Abrió un cajón de su cómoda y metió la mano bajo una pila de ropa interior. Allí, al fondo, había una pequeña bolsa de fieltro rojo. La sacó. Incluso a través del fieltro notaba el calor de la plata que había en el interior. Sin la bolsa, ya tendría la mano cubierta de quemaduras rojas.

Le tendió la bolsita a Shanna. En un primer momento, ella no se dio cuenta, porque estaba girando sobre sí misma, admirando su habitación. Su mirada se entretuvo en la enorme cama doble.

—¿Shanna?

Ella lo miró. Entonces, se fijó en la bolsa roja.

—Quiero que tengas esto —dijo él. De repente, se tambaleó. Tenía que comer pronto, fuera como fuera.

—No puedo aceptar más regalos.

—¡Tómalo!

Ella dio un respingo.

—Tienes que cuidar más tus modales.

Roman se apoyó en la cómoda.

—Quiero que te lo pongas al cuello. Te protegerá.

—Suena un poco supersticioso —dijo ella.

Tomó la pequeña bolsa, aflojó el cordón y dejó que el contenido cayera en la palma de su mano.

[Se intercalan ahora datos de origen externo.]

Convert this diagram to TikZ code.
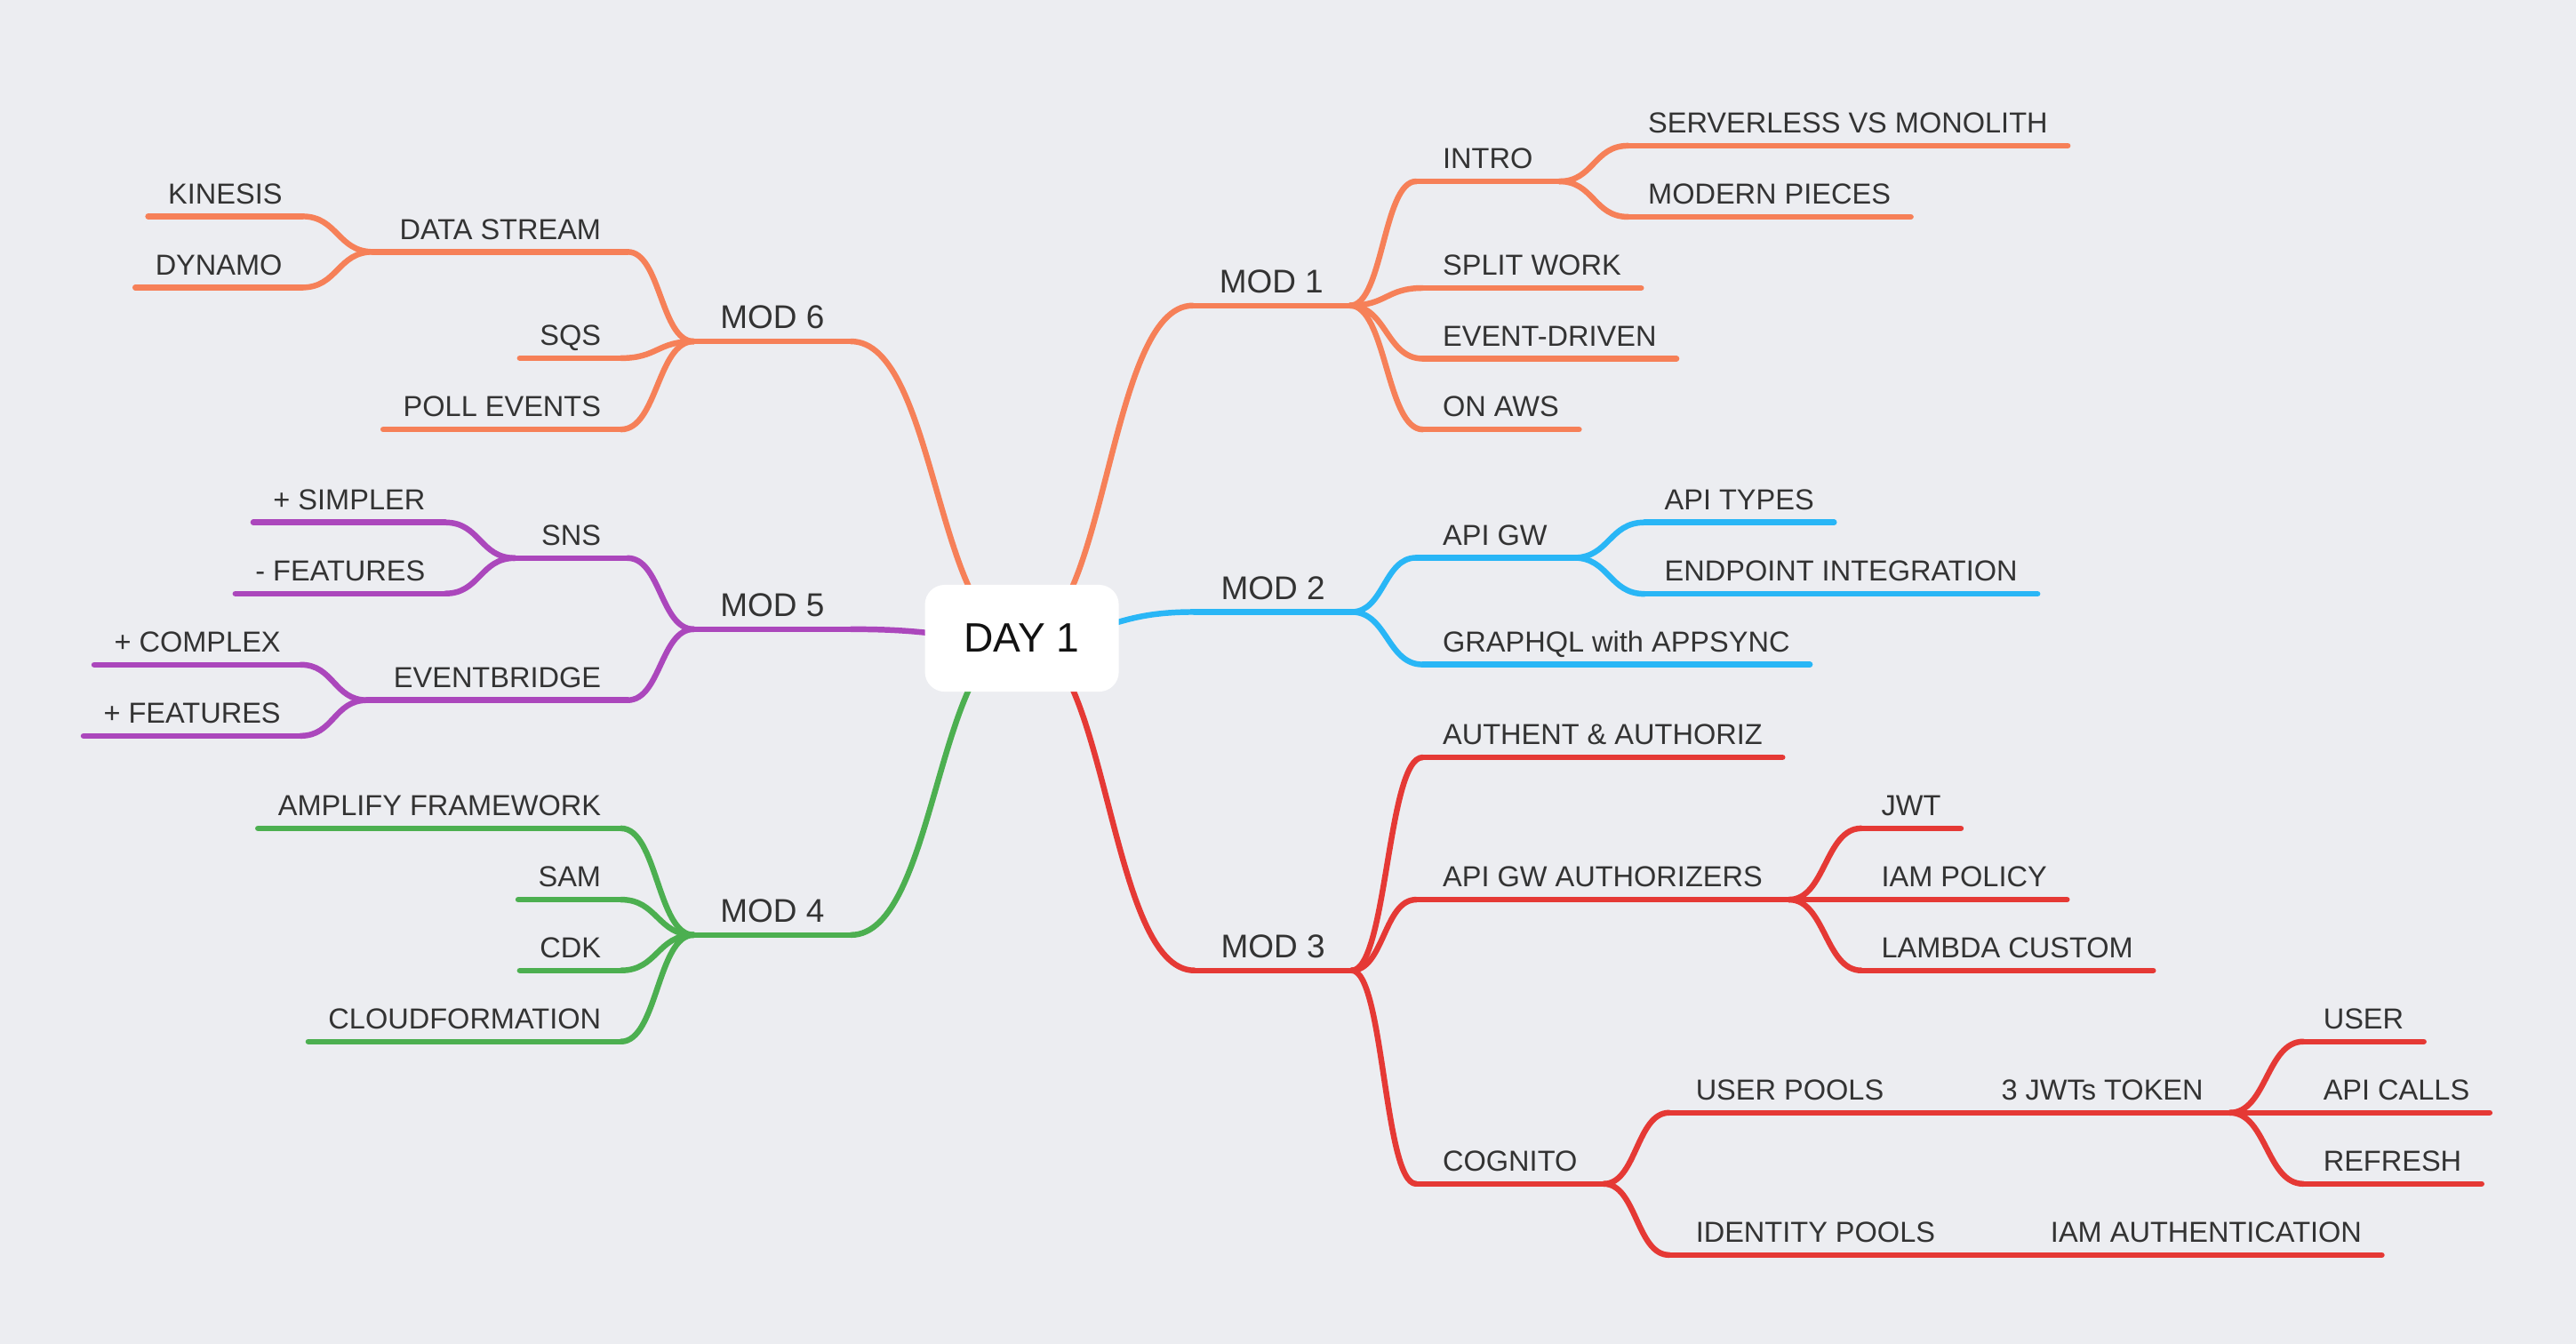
\documentclass[tikz,border=0pt]{standalone}
\usepackage{fontspec}
\setmainfont{Liberation Sans}
\usetikzlibrary{calc}
\definecolor{bgc}{RGB}{236,237,241}
\definecolor{txt}{RGB}{51,51,51}
\definecolor{corange}{RGB}{246,128,88}
\definecolor{cblue}{RGB}{41,182,246}
\definecolor{cred}{RGB}{229,57,53}
\definecolor{cpurple}{RGB}{171,71,188}
\definecolor{cgreen}{RGB}{76,175,80}
\pgfdeclarelayer{bg}
\pgfsetlayers{bg,main}
\tikzset{
  lbl/.style={font=\fontsize{17.6}{20}\selectfont, text=txt, inner ysep=0pt, text height=12pt, text depth=7.5pt},
  leafR/.style={lbl, inner xsep=12pt, anchor=south west},
  parR/.style={lbl, inner xsep=16pt, anchor=south west},
  leafL/.style={lbl, inner xsep=12pt, anchor=south east},
  parL/.style={lbl, inner xsep=16pt, anchor=south east},
  modR/.style={parR, font=\fontsize{20}{24}\selectfont},
  modL/.style={parL, font=\fontsize{20}{24}\selectfont},
  daybox/.style={fill=white, rounded corners=12pt, minimum width=118pt, minimum height=65pt, inner sep=0pt, font=\fontsize{25}{30}\selectfont, text=black!93},
  conn/.style={line width=3.5pt, line cap=round, line join=round},
  br/.style={to path={let \p1=(\tikztostart), \p2=(\tikztotarget) in .. controls ({0.5*\x1+0.5*\x2},\y1) and ({0.5*\x1+0.5*\x2},\y2) .. (\tikztotarget)}}
}
\begin{document}
\begin{tikzpicture}[x=1pt,y=-1pt]
\useasboundingbox (0,0) rectangle (1568,818);
% centre
\node[daybox] (day) at (622,388.5) {DAY 1};
% MOD 1
\node[modR] (m1) at (726,186) {MOD 1};
\node[parR] (intro) at (862,110.4) {INTRO};
\node[leafR] (svm) at (991,88.7) {SERVERLESS VS MONOLITH};
\node[leafR] (modern) at (991,132) {MODERN PIECES};
\node[leafR] (split) at (866,175.3) {SPLIT WORK};
\node[leafR] (event) at (866,218.3) {EVENT-DRIVEN};
\node[leafR] (onaws) at (866,261.4) {ON AWS};
% MOD 2
\node[modR] (m2) at (727,372.5) {MOD 2};
\node[parR] (apigw) at (862,339.5) {API GW};
\node[leafR] (apitypes) at (1001,318) {API TYPES};
\node[leafR] (endpoint) at (1001,361.5) {ENDPOINT INTEGRATION};
\node[leafR] (graphql) at (866,404.5) {GRAPHQL with APPSYNC};
% MOD 3
\node[modR] (m3) at (727,590.7) {MOD 3};
\node[leafR] (authent) at (866,461) {AUTHENT \& AUTHORIZ};
\node[parR] (gwauth) at (862,547.6) {API GW AUTHORIZERS};
\node[leafR] (jwt) at (1133,504.2) {JWT};
\node[leafR] (iampol) at (1133,547.6) {IAM POLICY};
\node[leafR] (lambda) at (1133,590.7) {LAMBDA CUSTOM};
\node[parR] (cognito) at (862,720.6) {COGNITO};
\node[parR] (userpools) at (1016,677.3) {USER POOLS};
\node[parR] (jwts) at (1202,677.3) {3 JWTs TOKEN};
\node[leafR] (user) at (1402,634) {USER};
\node[leafR] (apicalls) at (1402,677.3) {API CALLS};
\node[leafR] (refresh) at (1402,720.6) {REFRESH};
\node[parR] (idpools) at (1016,763.9) {IDENTITY POOLS};
\node[leafR] (iamauth) at (1236,763.9) {IAM AUTHENTICATION};
% MOD 6
\node[modL] (m6) at (518,207.8) {MOD 6};
\node[parL] (datastream) at (382,153.3) {DATA STREAM};
\node[leafL] (kinesis) at (184,131.7) {KINESIS};
\node[leafL] (dynamo) at (184,175) {DYNAMO};
\node[leafL] (sqs) at (378,218) {SQS};
\node[leafL] (poll) at (378,261.4) {POLL EVENTS};
% MOD 5
\node[modL] (m5) at (518,383) {MOD 5};
\node[parL] (sns) at (382,339.7) {SNS};
\node[leafL] (simpler) at (271,318) {+ SIMPLER};
\node[leafL] (lessfeat) at (271,361.3) {- FEATURES};
\node[parL] (eventbridge) at (382,426.2) {EVENTBRIDGE};
\node[leafL] (complex) at (183,404.6) {+ COMPLEX};
\node[leafL] (morefeat) at (183,447.9) {+ FEATURES};
% MOD 4
\node[modL] (m4) at (518,569.1) {MOD 4};
\node[leafL] (amplify) at (378,504.2) {AMPLIFY FRAMEWORK};
\node[leafL] (sam) at (378,547.6) {SAM};
\node[leafL] (cdk) at (378,590.7) {CDK};
\node[leafL] (cfn) at (378,634) {CLOUDFORMATION};

\begin{pgfonlayer}{bg}
\fill[bgc] (0,0) rectangle (1568,818);
% underlines
\foreach \n in {m1,intro,svm,modern,split,event,onaws,m6,datastream,kinesis,dynamo,sqs,poll}
  \draw[conn,corange] (\n.south west) -- (\n.south east);
\foreach \n in {m2,apigw,apitypes,endpoint,graphql}
  \draw[conn,cblue] (\n.south west) -- (\n.south east);
\foreach \n in {m3,authent,gwauth,jwt,iampol,lambda,cognito,userpools,jwts,user,apicalls,refresh,idpools,iamauth}
  \draw[conn,cred] (\n.south west) -- (\n.south east);
\foreach \n in {m5,sns,simpler,lessfeat,eventbridge,complex,morefeat}
  \draw[conn,cpurple] (\n.south west) -- (\n.south east);
\foreach \n in {m4,amplify,sam,cdk,cfn}
  \draw[conn,cgreen] (\n.south west) -- (\n.south east);
% orange connectors
\draw[conn,corange] (day.center) to[br] (m1.south west);
\draw[conn,corange] (m1.south east) to[br] (intro.south west);
\draw[conn,corange] (intro.south east) to[br] (svm.south west);
\draw[conn,corange] (intro.south east) to[br] (modern.south west);
\draw[conn,corange] (m1.south east) to[br] (split.south west);
\draw[conn,corange] (m1.south east) to[br] (event.south west);
\draw[conn,corange] (m1.south east) to[br] (onaws.south west);
\draw[conn,corange] (day.center) to[br] (m6.south east);
\draw[conn,corange] (m6.south west) to[br] (datastream.south east);
\draw[conn,corange] (datastream.south west) to[br] (kinesis.south east);
\draw[conn,corange] (datastream.south west) to[br] (dynamo.south east);
\draw[conn,corange] (m6.south west) to[br] (sqs.south east);
\draw[conn,corange] (m6.south west) to[br] (poll.south east);
% blue connectors
\draw[conn,cblue] (day.center) to[br] (m2.south west);
\draw[conn,cblue] (m2.south east) to[br] (apigw.south west);
\draw[conn,cblue] (apigw.south east) to[br] (apitypes.south west);
\draw[conn,cblue] (apigw.south east) to[br] (endpoint.south west);
\draw[conn,cblue] (m2.south east) to[br] (graphql.south west);
% red connectors
\draw[conn,cred] (day.center) to[br] (m3.south west);
\draw[conn,cred] (m3.south east) to[br] (authent.south west);
\draw[conn,cred] (m3.south east) to[br] (gwauth.south west);
\draw[conn,cred] (gwauth.south east) to[br] (jwt.south west);
\draw[conn,cred] (gwauth.south east) to[br] (iampol.south west);
\draw[conn,cred] (gwauth.south east) to[br] (lambda.south west);
\draw[conn,cred] (m3.south east) to[br] (cognito.south west);
\draw[conn,cred] (cognito.south east) to[br] (userpools.south west);
\draw[conn,cred] (userpools.south east) -- (jwts.south west);
\draw[conn,cred] (jwts.south east) to[br] (user.south west);
\draw[conn,cred] (jwts.south east) to[br] (apicalls.south west);
\draw[conn,cred] (jwts.south east) to[br] (refresh.south west);
\draw[conn,cred] (cognito.south east) to[br] (idpools.south west);
\draw[conn,cred] (idpools.south east) -- (iamauth.south west);
% purple connectors
\draw[conn,cpurple] (day.center) to[br] (m5.south east);
\draw[conn,cpurple] (m5.south west) to[br] (sns.south east);
\draw[conn,cpurple] (sns.south west) to[br] (simpler.south east);
\draw[conn,cpurple] (sns.south west) to[br] (lessfeat.south east);
\draw[conn,cpurple] (m5.south west) to[br] (eventbridge.south east);
\draw[conn,cpurple] (eventbridge.south west) to[br] (complex.south east);
\draw[conn,cpurple] (eventbridge.south west) to[br] (morefeat.south east);
% green connectors
\draw[conn,cgreen] (day.center) to[br] (m4.south east);
\draw[conn,cgreen] (m4.south west) to[br] (amplify.south east);
\draw[conn,cgreen] (m4.south west) to[br] (sam.south east);
\draw[conn,cgreen] (m4.south west) to[br] (cdk.south east);
\draw[conn,cgreen] (m4.south west) to[br] (cfn.south east);
\end{pgfonlayer}
\end{tikzpicture}
\end{document}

Estaba igual que en 1479, cuando él había hecho los votos. La cadena de plata era muy sencilla, pero de buena calidad. El crucifijo era una muestra de la mejor artesanía medieval.

—Vaya… ¡Es preciosa! —exclamó Shanna, observándola de cerca—. Y parece muy antigua.

—Póntela. Te servirá de protección.

—¿Contra qué?

—Espero que nunca lo averigües —dijo él, y miró con tristeza el crucifijo. Se había sentido tan orgulloso cuando el padre Constantin se lo había puesto al cuello… El orgullo. Aquello había sido su ruina.

—¿Me ayudas? —preguntó Shanna, y se puso de espaldas a él, sujetándose el pelo con una mano para apartárselo de la nuca. Con la otra, le ofreció el crucifijo.

Él retrocedió antes de que la plata le causara una quemadura.

—No puedo. Si me disculpas, tengo que irme a trabajar. Esta noche tengo mucho que hacer.

Shanna lo miró con recelo.

—Bueno —dijo. Se soltó la melena, y el pelo castaño le cayó por los hombros—. ¿Te arrepientes de haberme besado?

—No, en absoluto —respondió él, y tuvo que agarrarse al borde de la cómoda para no caerse—. El crucifijo. Póntelo.

Ella siguió mirándolo.

—Por favor.

Shanna abrió unos ojos como platos.

—No sabía que tuvieras esa palabra en tu vocabulario.

—La reservo para emergencias.

Ella sonrió.

—En ese caso…

Se metió la cadena por la cabeza y pasó el pelo por encima. La cruz descansó sobre su pecho, como si fuera un escudo o una armadura.

—Gracias —dijo él.

Después, con sus últimas fuerzas, la acompañó hacia la puerta.

—¿Voy a volver a verte?

—Sí, esta noche. Más tarde. Cuando vuelva de Romatech —contestó Roman.

Cerró la puerta con llave y, tambaleándose, fue hasta el microondas. Sacó la botella y, aunque la sangre se había quedado fría, la apuró casi de un trago. Su vida había dado un vuelco al conocer a Shanna, y estaba impaciente por volver a besarla.

Era un demonio que había probado un poco de cielo.